Saturday, February 21, 2015

Is there an End State of Agile

Agile is more as PRINCIPLES, not rules; Agile is more as a CULTURE than a process.

Many organizations are on the journey to applying Agile as a management discipline and practices. In an organization on a path to agility, is there an 'end state'? Or a state that is just right for that moment in time? How do you assess that there was no significant waste in the organizational form?


Agile is the PRINCIPLE to make continuous improvement. The idea of an "end state" typically carries with it the notion that there is no such a thing as "100% Agile." Continuous Improvement is one of the key practices for Agile teams so, by definition, there can't be anything like "100% Agile" nor the idea of an "end state." Someone once said, "If you can't show me that you're better this month than you were last month, don't tell me you're Agile."


Agile is a CULTURE, not a process. End-state thinking comes from confusing agile with some process or another. Agile is not SCRUM, it's not XP, it's a culture within which those processes can flourish. There can be an end state to learning a specific process, but self-improvement is a significant part of the underlying culture. That culture says if something doesn't work, you fix it, and no practices (agile or otherwise) works perfectly all the time. There's always room for improvement, so the process is constantly evolving.


The 'end state' is when the organization no longer needs to repeatedly invest in expensive improvement projects. Instead, the organization is able to constantly adapt to the changing environment. It's an ideal state, not necessarily achievable in perpetuity. The world keeps on turning and innovating around you and there will be new technologies, new approaches, new tools, new people that will have an impact on your team.
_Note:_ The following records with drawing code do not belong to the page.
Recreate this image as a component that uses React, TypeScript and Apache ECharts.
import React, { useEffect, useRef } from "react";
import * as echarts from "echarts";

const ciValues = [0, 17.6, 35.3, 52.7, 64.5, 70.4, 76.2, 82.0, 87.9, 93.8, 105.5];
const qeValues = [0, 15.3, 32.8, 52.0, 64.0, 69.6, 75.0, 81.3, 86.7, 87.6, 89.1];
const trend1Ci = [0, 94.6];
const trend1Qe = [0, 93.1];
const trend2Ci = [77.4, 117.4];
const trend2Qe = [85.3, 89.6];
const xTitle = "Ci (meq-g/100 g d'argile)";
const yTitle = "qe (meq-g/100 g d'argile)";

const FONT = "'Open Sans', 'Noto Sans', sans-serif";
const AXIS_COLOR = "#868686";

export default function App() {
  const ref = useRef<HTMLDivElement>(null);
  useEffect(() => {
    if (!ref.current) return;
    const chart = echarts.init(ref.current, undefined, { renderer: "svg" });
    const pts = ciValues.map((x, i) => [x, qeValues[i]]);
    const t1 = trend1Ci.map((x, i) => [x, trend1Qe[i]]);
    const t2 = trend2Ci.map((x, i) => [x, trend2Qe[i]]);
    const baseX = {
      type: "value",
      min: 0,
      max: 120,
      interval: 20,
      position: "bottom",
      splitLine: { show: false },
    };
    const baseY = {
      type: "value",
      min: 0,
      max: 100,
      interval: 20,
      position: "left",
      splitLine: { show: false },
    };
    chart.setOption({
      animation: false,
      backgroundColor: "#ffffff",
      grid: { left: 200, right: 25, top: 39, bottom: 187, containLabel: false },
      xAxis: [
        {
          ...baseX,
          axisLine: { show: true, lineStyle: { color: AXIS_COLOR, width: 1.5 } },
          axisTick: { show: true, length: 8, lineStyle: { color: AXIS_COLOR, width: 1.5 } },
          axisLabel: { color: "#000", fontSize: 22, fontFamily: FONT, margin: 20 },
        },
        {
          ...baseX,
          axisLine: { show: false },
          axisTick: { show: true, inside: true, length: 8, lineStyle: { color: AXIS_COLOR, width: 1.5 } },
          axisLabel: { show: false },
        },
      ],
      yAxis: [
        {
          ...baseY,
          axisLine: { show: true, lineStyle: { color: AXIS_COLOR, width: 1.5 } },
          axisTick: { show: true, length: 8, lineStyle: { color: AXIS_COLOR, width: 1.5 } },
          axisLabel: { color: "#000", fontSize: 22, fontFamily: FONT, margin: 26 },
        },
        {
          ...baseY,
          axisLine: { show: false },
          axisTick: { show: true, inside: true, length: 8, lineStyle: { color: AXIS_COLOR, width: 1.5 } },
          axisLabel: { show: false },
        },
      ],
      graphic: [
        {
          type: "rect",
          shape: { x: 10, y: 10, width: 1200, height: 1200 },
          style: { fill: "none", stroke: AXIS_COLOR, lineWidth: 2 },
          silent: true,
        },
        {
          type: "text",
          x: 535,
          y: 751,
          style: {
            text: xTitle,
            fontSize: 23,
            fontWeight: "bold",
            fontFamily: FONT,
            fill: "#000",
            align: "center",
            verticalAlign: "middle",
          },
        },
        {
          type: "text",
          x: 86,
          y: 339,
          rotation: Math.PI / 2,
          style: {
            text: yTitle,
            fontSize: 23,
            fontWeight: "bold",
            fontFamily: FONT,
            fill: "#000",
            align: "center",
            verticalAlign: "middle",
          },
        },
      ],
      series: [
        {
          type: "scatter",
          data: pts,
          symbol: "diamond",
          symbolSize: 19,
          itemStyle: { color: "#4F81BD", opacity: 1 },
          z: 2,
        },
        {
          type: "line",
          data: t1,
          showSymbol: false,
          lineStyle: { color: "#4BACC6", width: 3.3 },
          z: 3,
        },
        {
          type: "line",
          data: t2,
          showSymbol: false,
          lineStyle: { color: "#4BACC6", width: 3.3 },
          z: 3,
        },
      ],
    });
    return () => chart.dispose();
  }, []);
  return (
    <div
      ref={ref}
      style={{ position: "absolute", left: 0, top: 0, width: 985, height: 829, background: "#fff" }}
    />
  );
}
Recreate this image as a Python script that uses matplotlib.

Eventually, you are spending time "trimming and paring," finding small things to improve and adjusting to immediately current conditions, looking for new ways to "see waste" etc.; this becomes a steady state but dynamic equilibrium rather than "End State."


“Sufficient" agility is an obtainable state. Nevertheless, eliminating waste and continuously improving should always be ongoing objectives even if you obtain sufficient agility since this can be easily lost as there are so many variables in the business environment. The more you improve in one area the more you will expose weaknesses in others. You improve literally by iterations. The hard part is not getting content with where you are, and always looking to improve. Another challenge is maintaining this momentum if a project ends. Keeping the focus after the individuals have returned to the "line" management teams will be the biggest challenge.
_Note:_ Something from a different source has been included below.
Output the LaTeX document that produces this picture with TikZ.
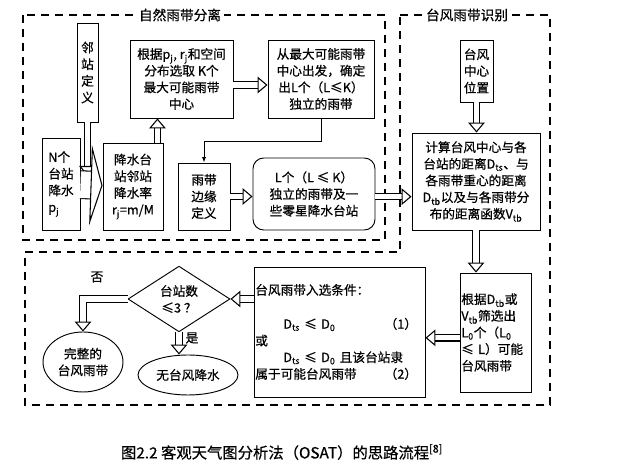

There are different purposes to achieve Agile, perhaps one ought to ask how much of an “End State” is needed. If the goal is to comply with an "agile" framework, then the end state is compliance with the chosen framework. If the goal is to establish a culture of continual improvement, and "agile" is one element that contributes to that culture, then there is no end state. Every experience was different, some organizations were more mature in terms of how they made use of Agile as an organizing framework. The thing that the more agile teams had over the others was transparency. People clearly understood their role in the organization, their goals and what was expected of them.


Improvement is going from station to station. Agile never ends. The world is changing and continuous adaptation is the only way to survive in a competitive world. Agile is not just a business principle, but a life principle: stand still, fall behind is not what you want.